Pages

Saturday, November 6, 2010

Birth of a poetry blog

At some point, something clicked.

I honestly never thought I would write poetry. Ever. I am an arts journalist/editor, and I aspire to writing a book or two in the creative nonfiction genre. But poetry? Not likely.

I thought that, even though 10 years ago I worked as office manager at the esteemed Copper Canyon Press in Port Townsend, Wash. I only worked there for about a year and a half before I moved on. During that time, my own writing stalled. I was, frankly, intimidated by the power and mystery of a really good poem. It made me realize, even though I was already a published writer, I had so much more to learn about my craft regardless of genre.

After I left Copper Canyon, I continued to read poetry on a sporadic basis. "Sporadic" is still a heck of a lot more than I had before moving to Port Townsend (hardly ever, even though I had worked in a university research library for the humanities) and much more than the average American who quits reading it after grade school.

During this time, the poetry kept coming to me. I didn't have to go look for it because Copper Canyon always sends me every book they publish, for review in the newspaper. Sometimes I read a few poems from them, but mostly I kept the books around in case the poet made an appearance and I needed to print a poem next to the press release or news article. Copper Canyon has given me carte blance permission to do so...how many arts editors can say that? And how many arts editors can say they live in a place where the readership values the occasional poem in the paper? I have always felt very lucky that way.

So poetry was just a spectator sport for me until I began taking a class called "Creative Exercises" from Anna Quinn at The Writers' Workshoppe in town. I didn't sign up for it. Anna offered it to me when there was a paid slot open because someone moved out of town and didn't want a refund.

One exercise we did had us make lists of words. In my "workshop journal" I wrote 11 lists of varying lengths. I don't know what the prompt was for each list now, but in the end we were to choose some of the words and write something. I ended up writing this:

A Poem's Bio


I am the circus

under the sky
performing twists
and pirouettes
the bright feathers
in my hair
loosen and fall
like hang gliders
in the Grand Canyon

Still, I did not think I was a poet, even though I did read this piece at the Workshoppe's quarterly public reading. Not long after that, I was in a workshop at Centrum's Port Townsend Writers' Conference, and I wrote what I thought was a short prose piece. I shared it in class, and afterwards a couple of people, including the teacher, told me they liked my "poem."

I thought, well if everyone thinks it's a poem, I might as well put it in that form. Then I wrote another one, and things started really rolling after that. Since then, I've written a couple more because I signed up for a poetry-in-progress at the Workshoppe. I find that poetry is a nice short form, easy to handle psychically after my brain has been fried from writing news articles and processing press releases. It feels more like fun than a busman's holiday, which is what writing creative nonfiction in my off-time was starting to feel like.
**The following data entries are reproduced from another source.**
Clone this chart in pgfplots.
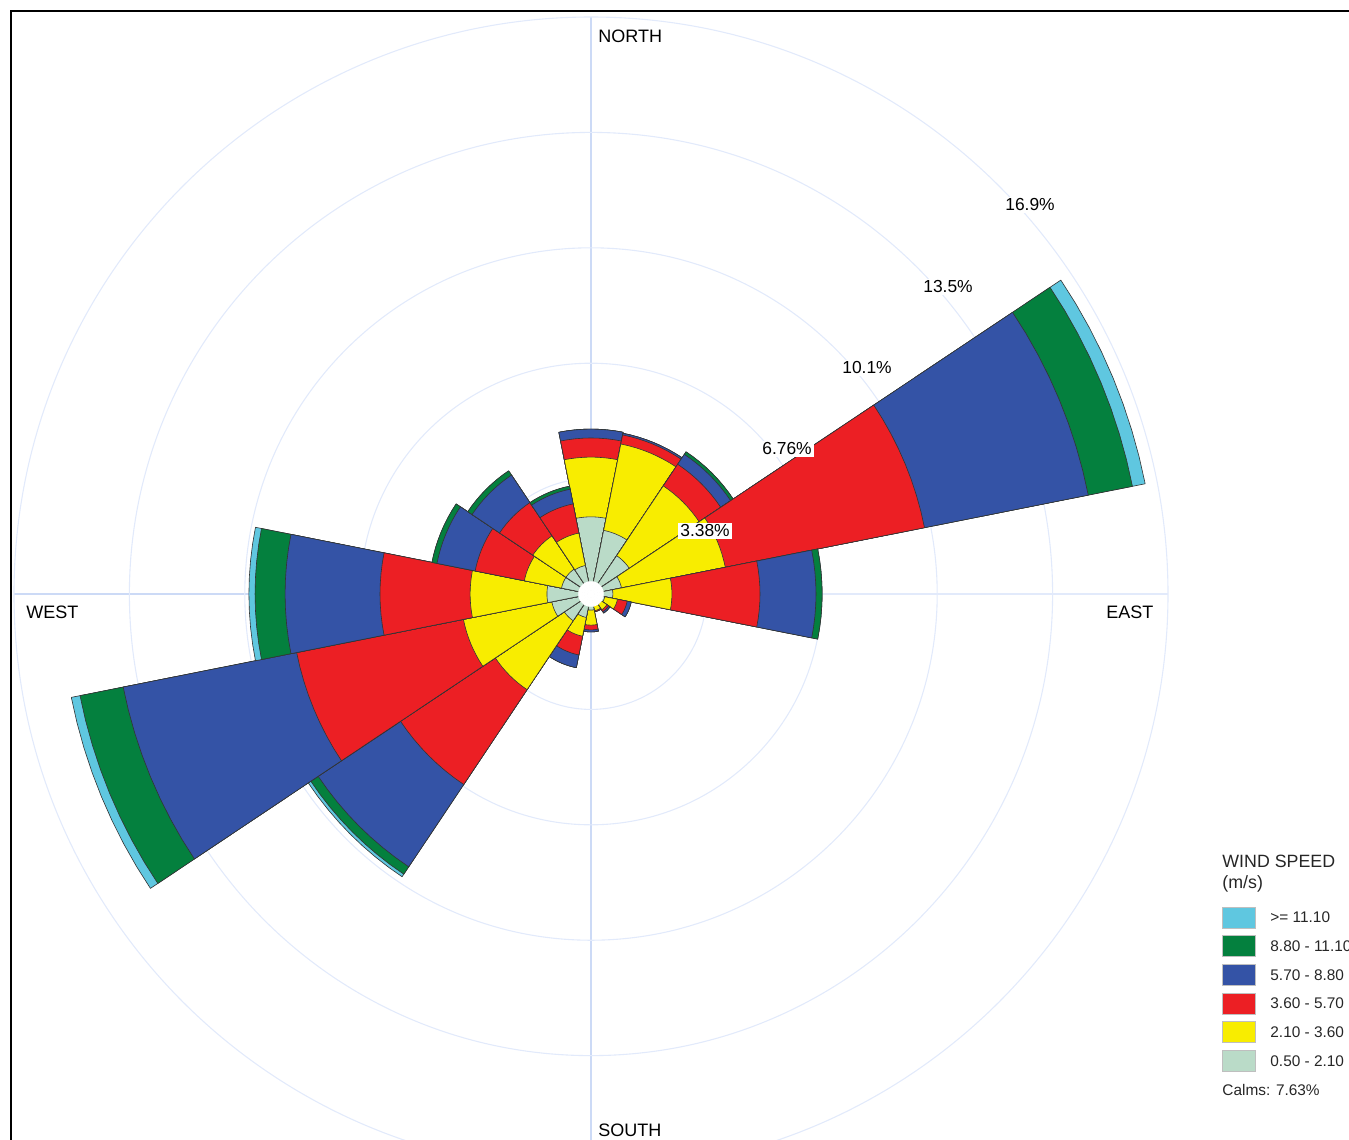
\documentclass[border=0pt]{standalone}
\usepackage{pgfplots}
\pgfplotsset{compat=1.18}
\usepackage{pgfplotstable}
\usepgfplotslibrary{polar}
\usepackage{fontspec}
\setmainfont{Liberation Sans}

\definecolor{cLB}{RGB}{95,199,224}
\definecolor{cG}{RGB}{4,128,62}
\definecolor{cB}{RGB}{52,83,166}
\definecolor{cR}{RGB}{236,31,36}
\definecolor{cY}{RGB}{248,237,0}
\definecolor{cLG}{RGB}{186,219,200}
\definecolor{ringc}{RGB}{226,234,251}
\definecolor{axlc}{RGB}{204,218,246}

% cumulative frequencies (%) per direction (compass degrees)
\pgfplotstableread{
ang   vlg  vy   vr   vb    vg    vlb
0     2.26 4.01 4.57 4.83  4.83  4.83
22.5  1.90 4.48 4.75 4.80  4.80  4.80
45    1.35 3.81 4.57 4.92  5.01  5.01
67.5  0.91 4.01 9.96 14.85 16.17 16.55
90    0.64 2.37 4.95 6.59  6.77  6.77
112.5 0.41 0.79 1.08 1.20  1.20  1.20
135   0.35 0.56 0.62 0.67  0.67  0.67
157.5 0.35 0.50 0.53 0.53  0.53  0.53
180   0.47 0.91 1.05 1.11  1.11  1.11
202.5 0.70 1.26 1.82 2.20  2.20  2.20
225   0.94 3.37 6.71 9.61  9.87  9.96
247.5 1.17 3.81 8.79 13.97 15.26 15.52
270   1.29 3.54 6.18 8.96  9.84  10.02
292.5 0.88 1.99 3.46 4.60  4.75  4.75
315   0.88 2.05 3.22 4.19  4.34  4.34
337.5 0.85 1.82 2.69 3.13  3.22  3.22
}\wind

% angular offsets of one 22.5 degree sector (s=0: centre, s=1: rim)
\pgfplotstableread{
off s
0 0
-11.25 1
-8.4375 1
-5.625 1
-2.8125 1
0 1
2.8125 1
5.625 1
8.4375 1
11.25 1
0 0
}\arcpts

\newcommand\petal[3]{%
  \pgfplotstablegetelem{#1}{ang}\of\wind\let\A\pgfplotsretval
  \pgfplotstablegetelem{#1}{#2}\of\wind\let\R\pgfplotsretval
  \addplot[forget plot, fill=#3, draw=black!80, line width=0.3pt, line join=round]
    table[x expr={90-\A+\thisrow{off}}, y expr={\R*\thisrow{s}}] {\arcpts};
}
\newcommand\calm[1]{%
  \pgfplotstablegetelem{#1}{ang}\of\wind\let\A\pgfplotsretval
  \addplot[forget plot, fill=white, draw=white, line width=0.4pt]
    table[x expr={90-\A+\thisrow{off}}, y expr={0.36*\thisrow{s}}] {\arcpts};
}

\begin{document}
\begin{tikzpicture}
\begin{polaraxis}[
  at={(295.5pt,-297pt)}, anchor=center,
  scale only axis, width=577pt, height=577pt,
  xmin=0, xmax=360, ymin=0, ymax=16.9,
  clip=false,
  xtick={0,90,180,270}, ytick={3.38,6.76,10.14,13.52},
  xticklabels={}, yticklabels={},
  major tick length=0pt,
  xmajorgrids, ymajorgrids,
  x grid style={axlc, line width=0.6pt},
  y grid style={ringc, line width=0.55pt},
  axis line style={ringc, line width=0.55pt},
]
\pgfplotsinvokeforeach{0,...,15}{%
  \petal{#1}{vlb}{cLB}
  \petal{#1}{vg}{cG}
  \petal{#1}{vb}{cB}
  \petal{#1}{vr}{cR}
  \petal{#1}{vy}{cY}
  \petal{#1}{vlg}{cLG}
}
\pgfplotsinvokeforeach{0,...,15}{\calm{#1}}
\end{polaraxis}

\begin{scope}[x=0.5pt,y=-0.5pt]
% frame
\draw[line width=1pt] (11,1170) -- (11,11) -- (1380,11);
% cardinal labels
\begin{scope}[every node/.style={anchor=west, inner sep=0pt, font=\fontsize{9}{10}\selectfont}]
\node at (598,36) {NORTH};
\node at (1106,612) {EAST};
\node at (26,612) {WEST};
\node at (598,1130) {SOUTH};
\end{scope}
% ring labels
\begin{scope}[every node/.style={anchor=center, inner sep=1pt, fill=white, font=\fontsize{8.7}{10}\selectfont}]
\node at (705,531) {3.38\%};
\node at (787,449) {6.76\%};
\node at (867,368) {10.1\%};
\node at (948,287) {13.5\%};
\node at (1030,205) {16.9\%};
\end{scope}
% legend
\begin{scope}[every node/.style={anchor=west, inner sep=0pt, text=black!85}]
\node[font=\fontsize{8.9}{10}\selectfont] at (1222,861) {WIND SPEED};
\node[font=\fontsize{8.9}{10}\selectfont] at (1222,884) {(m/s)};
\foreach \t/\c/\l in {907/cLB/{>= 11.10}, 935.7/cG/{8.80 - 11.10}, 964.4/cB/{5.70 - 8.80},
                      993.1/cR/{3.60 - 5.70}, 1021.8/cY/{2.10 - 3.60}, 1050.5/cLG/{0.50 - 2.10}}{
  \fill[\c, draw=black!25, line width=0.4pt] (1222,\t) rectangle (1255,\t+21);
  \node[font=\fontsize{7.7}{9}\selectfont] at (1270,\t+10.5) {\l};
}
\node[font=\fontsize{7.7}{9}\selectfont] at (1222,1090) {Calms: 7.63\%};
\end{scope}
\end{scope}

\pgfresetboundingbox
\useasboundingbox (0pt,0pt) rectangle (674.5pt,-570pt);
\end{tikzpicture}
\end{document}
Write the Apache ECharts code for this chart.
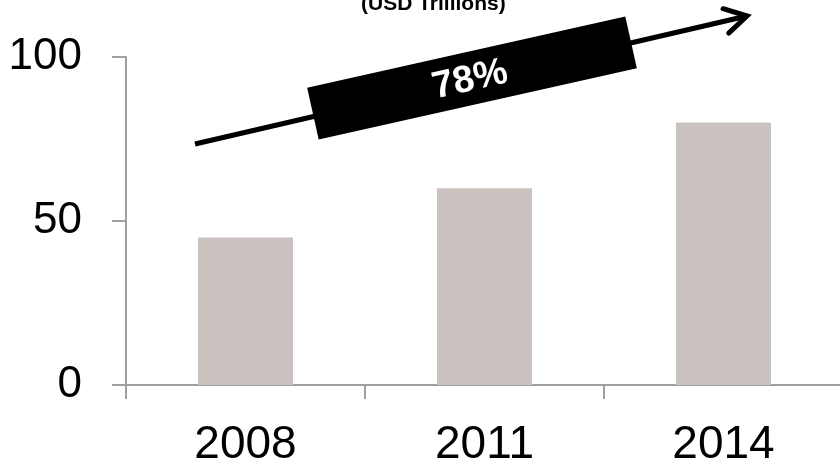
<!DOCTYPE html>
<html>
<head>
<meta charset="utf-8">
<script src="https://cdn.jsdelivr.net/npm/echarts@6/dist/echarts.min.js"></script>
<style>
  html, body { margin: 0; padding: 0; background: #fff; }
  #chart { width: 840px; height: 464px; }
</style>
</head>
<body>
<div id="chart"></div>
<script>
// data
const years = ['2008', '2011', '2014']
const values = [45, 60, 80]
const unitTitle = '(USD Trillions)'
const growthLabel = '78%'

const FONT = '"Liberation Sans", Arial, sans-serif'
const axisGrey = '#a0a0a0'

const chart = echarts.init(document.getElementById('chart'))

// arrow annotation (pixels)
const arrowStart = [195, 144]
const arrowTip = [747, 16]
const ang = Math.atan2(arrowTip[1] - arrowStart[1], arrowTip[0] - arrowStart[0])
const armLen = 25
const armSpread = 30 * Math.PI / 180
const arm = function (sign) {
  const a = ang + Math.PI + sign * armSpread
  return [arrowTip[0] + armLen * Math.cos(a), arrowTip[1] + armLen * Math.sin(a)]
}
const boxRot = 12.6 * Math.PI / 180

const option = {
  animation: false,
  title: {
    text: unitTitle,
    left: 356,
    top: -11,
    textStyle: { fontSize: 21, fontWeight: 'bold', color: '#000', fontFamily: FONT }
  },
  grid: { left: 126, right: -3, top: 57, bottom: 79, containLabel: false, outerBoundsMode: 'none' },
  xAxis: {
    type: 'category',
    data: years,
    boundaryGap: true,
    axisLine: { lineStyle: { color: axisGrey, width: 2 } },
    axisTick: { show: true, length: 14, lineStyle: { color: axisGrey, width: 2 } },
    axisLabel: { color: '#000', fontSize: 46, fontFamily: FONT, margin: 37 }
  },
  yAxis: {
    type: 'value',
    min: 0,
    max: 100,
    interval: 50,
    splitLine: { show: false },
    axisLine: { show: true, lineStyle: { color: axisGrey, width: 2 } },
    axisTick: { show: true, length: 14, lineStyle: { color: axisGrey, width: 2 } },
    axisLabel: { color: '#000', fontSize: 44, fontFamily: FONT, margin: 44 }
  },
  series: [
    {
      type: 'bar',
      data: values,
      barWidth: 95,
      itemStyle: { color: '#c9c2be' }
    }
  ],
  graphic: [
    {
      type: 'polyline',
      shape: { points: [arrowStart, arrowTip] },
      style: { stroke: '#000', lineWidth: 5 },
      z: 10
    },
    {
      type: 'polyline',
      shape: { points: [arm(1), arrowTip, arm(-1)] },
      style: { stroke: '#000', lineWidth: 5, lineCap: 'round', lineJoin: 'miter', fill: null },
      z: 10
    },
    {
      type: 'rect',
      x: 472,
      y: 78,
      rotation: boxRot,
      shape: { x: -163, y: -26.5, width: 326, height: 53 },
      style: { fill: '#000' },
      z: 11
    },
    {
      type: 'text',
      x: 470,
      y: 80,
      rotation: boxRot,
      style: {
        text: growthLabel,
        fill: '#fff',
        font: 'bold 38px ' + FONT,
        align: 'center',
        verticalAlign: 'middle'
      },
      z: 12
    }
  ]
}

chart.setOption(option)
</script>
</body>
</html>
I've been reading how-to books, too. First I read Kim Addonizio's Ordinary Genius cover to cover. Then I read Ted Kooser's The Poetry Home Repair Manual. And now I'm almost finished with Addonizio's and Dorianne Laux's The Poet's Companion.

Reading, writing, thinking about and learning how to make poems has now become a daily habit. I don't claim that what I write is all that exceptional. At some point I will probably submit poems to journals and what not, but I don't aspire to having Copper Canyon Press notice me and therefore offer me a book contract because I know I'm not C.D. Wright or W.S. Merwin. Not by a long shot. I'm just having a good time.

Something has clicked.

And I don't know if the switch will ever flip back the other way, but my plan here is to keep track of my studies and work and provide a place for links to articles and so forth, all in the service of poetry. I'm calling this blog "The Infant Poet" because despite my loose association with Copper Canyon Press (Disclaimer: This blog is not authorized by the Press and doesn't speak for them in any way), I am just a beginner, and this blog will reflect more of what I don't know than what I actually do.

If anyone has read this thus far, then here is a link I want to save because the relationship between math, science and art is always of great interest to me:

"National Poetry Day: unlock the mathematical secrets of verse" by Steve Jones; The Daily Telegraph; Oct. 5, 2010.

Kathie Meyer, the Infant Poet

2 comments:

  1. Thanks for sharing your new blog Kathie! I'm enjoying your poetry and am looking forward to checking out the links you've shared. No pacifiers for you....I think you're at least at adolesence ;)
    Big hugs,
    Janet

    ReplyDelete
  2. I think you should use the alternate spelling, "The Inf-Ant Poet"!